In disease, hemorrhage into the lung will increase the number of haemoglobin molecules in contact with air, and so measured $D_{L_{CO}}$ will increase. In this case, the carbon monoxide used in the test will bind to haemoglobin that has bled into the lung. This does not reflect an increase in diffusing capacity of the lung to transfer oxygen to the systemic circulation.

Finally, $V_c$ is increased in obesity and when the subject lies down, both of which increase the blood in the lung by compression and by gravity and thus both increase $D_{L_{CO}}$.

The rate of CO uptake into the blood, $\theta$, depends on the concentration of hemoglobin in that blood, abbreviated Hb in the CBC (Complete Blood Count). More hemoglobin is present in polycythemia, and so $D_{L_{CO}}$ is elevated. In anemia, the opposite is true. In environments with high levels of CO in the inhaled air (such as smoking), a fraction of the blood's hemoglobin is rendered ineffective by its tight binding to CO, and so is analogous to anemia. It is recommended that $D_{L_{CO}}$ be adjusted when blood CO is high.

The lung blood volume is also reduced when blood flow is interrupted by blood clots (pulmonary emboli) or reduced by bone deformities of the thorax, for instance scoliosis and kyphosis.

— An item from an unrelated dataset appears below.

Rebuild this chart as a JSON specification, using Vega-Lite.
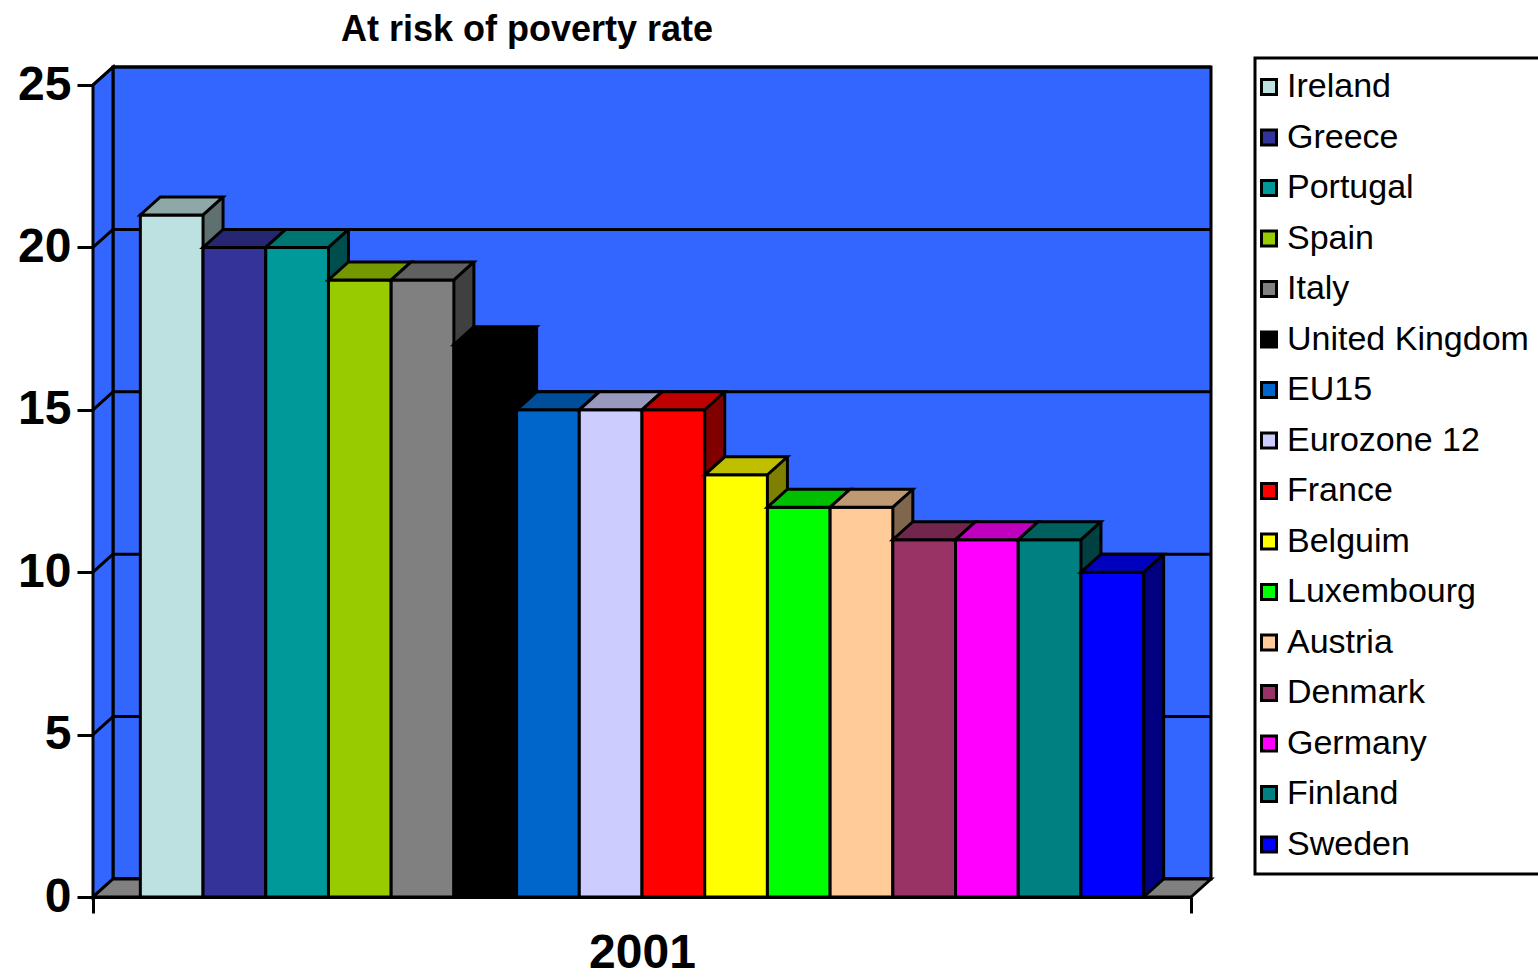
{
  "$schema": "https://vega.github.io/schema/vega-lite/v6.json",
  "width": 1098,
  "height": 812,
  "autosize": {"type": "none"},
  "padding": {"left": 93, "top": 85, "right": 347, "bottom": 82},
  "background": "white",
  "config": {
    "view": {"stroke": null},
    "font": "Liberation Sans",
    "legend": {"strokeWidth": 3},
    "axisY": {"grid": false, "tickCount": 5, "domainColor": "black", "domainWidth": 3, "tickColor": "black", "tickWidth": 3, "tickSize": 16, "labelFontSize": 48, "labelFontWeight": "bold", "labelColor": "black", "labelPadding": 6, "labelFont": "Liberation Sans"}
  },
  "title": {"text": "At risk of poverty rate", "fontSize": 36, "fontWeight": "bold", "font": "Liberation Sans", "color": "black", "anchor": "middle", "frame": "group", "dx": -115, "offset": 8},
  "datasets": {
    "bars": [
      {"country": "Ireland", "value": 21},
      {"country": "Greece", "value": 20},
      {"country": "Portugal", "value": 20},
      {"country": "Spain", "value": 19},
      {"country": "Italy", "value": 19},
      {"country": "United Kingdom", "value": 17},
      {"country": "EU15", "value": 15},
      {"country": "Eurozone 12", "value": 15},
      {"country": "France", "value": 15},
      {"country": "Belguim", "value": 13},
      {"country": "Luxembourg", "value": 12},
      {"country": "Austria", "value": 12},
      {"country": "Denmark", "value": 11},
      {"country": "Germany", "value": 11},
      {"country": "Finland", "value": 11},
      {"country": "Sweden", "value": 10}
    ],
    "wall": [{"year": "2001"}],
    "ticks": [
      {"year": "2001", "tick": 0},
      {"year": "2001", "tick": 5},
      {"year": "2001", "tick": 10},
      {"year": "2001", "tick": 15},
      {"year": "2001", "tick": 20},
      {"year": "2001", "tick": 25}
    ]
  },
  "resolve": {"scale": {"x": "independent"}},
  "layer": [
    {
      "data": {"name": "wall"},
      "mark": {"type": "bar", "fill": "#3366FF", "stroke": "black", "strokeWidth": 3, "xOffset": 20, "yOffset": -18, "y2Offset": -18},
      "encoding": {
        "x": {"field": "year", "type": "nominal", "scale": {"type": "band", "paddingInner": 0, "paddingOuter": 0}, "axis": null},
        "y": {"datum": 25, "type": "quantitative", "title": null, "scale": {"domain": [0, 25], "nice": false}},
        "y2": {"datum": 0}
      }
    },
    {
      "data": {"name": "ticks"},
      "mark": {"type": "point", "shape": "M0.03643,-0.03279L2.03643,-0.03279", "size": 1205604, "filled": false, "stroke": "black", "strokeWidth": 3, "opacity": 1},
      "encoding": {
        "x": {"field": "year", "type": "nominal", "bandPosition": 0, "scale": {"type": "band", "paddingInner": 0, "paddingOuter": 0}, "axis": null},
        "y": {"field": "tick", "type": "quantitative", "title": null, "scale": {"domain": [0, 25], "nice": false}}
      }
    },
    {
      "data": {"name": "wall"},
      "mark": {"type": "point", "shape": "M0,0L1,-0.9L1,-41.5L0,-40.6Z", "size": 1600, "filled": true, "fill": "#3366FF", "stroke": "black", "strokeWidth": 3, "opacity": 1},
      "encoding": {
        "x": {"field": "year", "type": "nominal", "bandPosition": 0, "scale": {"type": "band", "paddingInner": 0, "paddingOuter": 0}, "axis": null},
        "y": {"datum": 0, "type": "quantitative", "title": null}
      }
    },
    {
      "data": {"name": "ticks"},
      "mark": {"type": "point", "shape": "M0,0L1,-0.9", "size": 1600, "filled": false, "stroke": "black", "strokeWidth": 3, "opacity": 1},
      "encoding": {
        "x": {"field": "year", "type": "nominal", "bandPosition": 0, "scale": {"type": "band", "paddingInner": 0, "paddingOuter": 0}, "axis": null},
        "y": {"field": "tick", "type": "quantitative", "title": null}
      }
    },
    {
      "data": {"name": "wall"},
      "mark": {"type": "point", "shape": "M-1,0L1,0L1.03643,-0.03279L-0.96357,-0.03279Z", "size": 1205604, "filled": true, "fill": "#808080", "stroke": "black", "strokeWidth": 3, "opacity": 1},
      "encoding": {
        "x": {"field": "year", "type": "nominal", "scale": {"type": "band", "paddingInner": 0, "paddingOuter": 0},
          "axis": {"title": null, "domainColor": "black", "domainWidth": 3, "tickColor": "black", "tickWidth": 3, "tickSize": 16, "tickBand": "extent", "labelFontSize": 48, "labelFontWeight": "bold", "labelColor": "black", "labelPadding": 16, "labelDx": -4, "labelAngle": 0, "labelFont": "Liberation Sans"}},
        "y": {"datum": 0, "type": "quantitative", "title": null}
      }
    },
    {
      "data": {"name": "bars"},
      "resolve": {"scale": {"fill": "independent"}},
      "encoding": {
        "x": {"field": "country", "type": "nominal", "sort": null, "scale": {"type": "band", "paddingInner": 0, "paddingOuter": 0.755}, "axis": null},
        "y": {"field": "value", "type": "quantitative", "title": null}
      },
      "layer": [
        {
          "mark": {"type": "bar", "xOffset": 20, "yOffset": -18, "y2Offset": -18},
          "encoding": {
            "fill": {"field": "country", "type": "nominal", "sort": null, "legend": null,
              "scale": {"domain": ["Ireland","Greece","Portugal","Spain","Italy","United Kingdom","EU15","Eurozone 12","France","Belguim","Luxembourg","Austria","Denmark","Germany","Finland","Sweden"],
                "range": ["#5F7070","#1A1A4D","#004D4D","#4D6600","#404040","#000000","#003366","#666680","#800000","#808000","#008000","#80664D","#4D1A33","#800080","#004040","#000080"]}}
          }
        },
        {
          "mark": {"type": "point", "shape": "M1,0L1.638,-0.574L1.638,-0.64L1,-0.64Z", "size": 3932, "filled": true, "opacity": 1, "strokeWidth": 0},
          "encoding": {
            "y": {"datum": 0, "type": "quantitative", "title": null},
            "fill": {"field": "country", "type": "nominal", "sort": null, "legend": null,
              "scale": {"domain": ["Ireland","Greece","Portugal","Spain","Italy","United Kingdom","EU15","Eurozone 12","France","Belguim","Luxembourg","Austria","Denmark","Germany","Finland","Sweden"],
                "range": ["#5F7070","#1A1A4D","#004D4D","#4D6600","#404040","#000000","#003366","#666680","#800000","#808000","#008000","#80664D","#4D1A33","#800080","#004040","#000080"]}}
          }
        },
        {
          "mark": {"type": "rule", "stroke": "black", "strokeWidth": 3, "xOffset": 20, "yOffset": -18, "y2Offset": -18},
          "encoding": {
            "x": {"field": "country", "type": "nominal", "sort": null, "bandPosition": 1, "axis": null},
            "y2": {"datum": 0}
          }
        },
        {
          "mark": {"type": "point", "shape": "M1,0L1.638,-0.574", "size": 3932, "filled": false, "opacity": 1, "stroke": "black", "strokeWidth": 3},
          "encoding": {
            "y": {"datum": 0, "type": "quantitative", "title": null}
          }
        },
        {
          "mark": {"type": "bar", "stroke": "black", "strokeWidth": 3},
          "encoding": {
            "fill": {"field": "country", "type": "nominal", "sort": null,
              "scale": {"domain": ["Ireland","Greece","Portugal","Spain","Italy","United Kingdom","EU15","Eurozone 12","France","Belguim","Luxembourg","Austria","Denmark","Germany","Finland","Sweden"],
                "range": ["#BDE0E0","#333399","#009999","#99CC00","#808080","#000000","#0066CC","#CCCCFF","#FF0000","#FFFF00","#00FF00","#FFCC99","#993366","#FF00FF","#008080","#0000FF"]},
              "legend": {"title": null, "orient": "none", "legendX": 1162, "legendY": -27, "direction": "vertical", "columns": 1,
                "symbolType": "square", "symbolSize": 225, "symbolStrokeColor": "black", "symbolStrokeWidth": 3, "symbolOffset": -15,
                "labelFontSize": 34, "labelFont": "Liberation Sans", "labelColor": "black", "labelOffset": 1, "labelLimit": 500,
                "rowPadding": 16.5, "padding": 12, "strokeColor": "black", "fillColor": "white"}}
          }
        },
        {
          "mark": {"type": "point", "shape": "M-1,0L1,0L1.638,-0.574L-0.362,-0.574Z", "size": 3932, "filled": true, "opacity": 1, "stroke": "black", "strokeWidth": 3},
          "encoding": {
            "fill": {"field": "country", "type": "nominal", "sort": null, "legend": null,
              "scale": {"domain": ["Ireland","Greece","Portugal","Spain","Italy","United Kingdom","EU15","Eurozone 12","France","Belguim","Luxembourg","Austria","Denmark","Germany","Finland","Sweden"],
                "range": ["#8EA8A8","#262673","#007373","#739900","#606060","#000000","#004D99","#9999BF","#BF0000","#BFBF00","#00BF00","#BF9973","#73264D","#BF00BF","#006060","#0000BF"]}}
          }
        }
      ]
    }
  ]
}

Varying the ambient concentration of oxygen also alters $\theta$. At high altitude, inspired oxygen is low and more of the blood's hemoglobin is free to bind CO; thus $\theta$ is increased and $D_{L_{CO}}$ appears to be increased. Conversely, supplemental oxygen increases Hb saturation, decreasing $\theta$ and $D_{L_{CO}}$.

Diseases that alter lung tissue reduce both $D_M$ and $\theta * V_c$ to a variable extent, and so decrease $D_{L_{CO}}$.
1. Loss of lung parenchyma in diseases like emphysema.
2. Diseases that scar the lung (the interstitial lung disease), such as idiopathic pulmonary fibrosis, or sarcoidosis
3. Swelling of lung tissue (pulmonary edema) due to heart failure, or due to an acute inflammatory response to allergens (acute interstitial pneumonitis).
4. Diseases of the blood vessels in the lung, either inflammatory (pulmonary vasculitis) or hypertrophic (pulmonary hypertension).

5. Alveolar hemorrhage Goodpasture's syndrome, polycythemia, left to right intracardiac shunts, due increase in volume of blood exposed to inspired gas.
6. Asthma due to better perfusion of apices of lung. This is caused by increase in pulmonary arterial pressure and/or due to more negative pleural pressure generated during inspiration due to bronchial narrowing.

==History==

In one sense, it is remarkable that DL_{CO} has retained such clinical utility. The technique was invented to settle one of the great controversies of pulmonary physiology a century ago, namely the question of whether oxygen and the other gases were actively transported into and out of the blood by the lung, or whether gas molecules diffused passively. Remarkable too is the fact that both sides used the technique to gain evidence for their respective hypotheses. To begin with, Christian Bohr invented the technique, using a protocol analogous to the steady state diffusion capacity for carbon monoxide, and concluded that oxygen was actively transported into the lung. His student, August Krogh developed the single breath diffusion capacity technique along with his wife Marie, and convincingly demonstrated that gasses diffuse passively, a finding that led to the demonstration that capillaries in the blood were recruited into use as needed – a Nobel Prize–winning idea.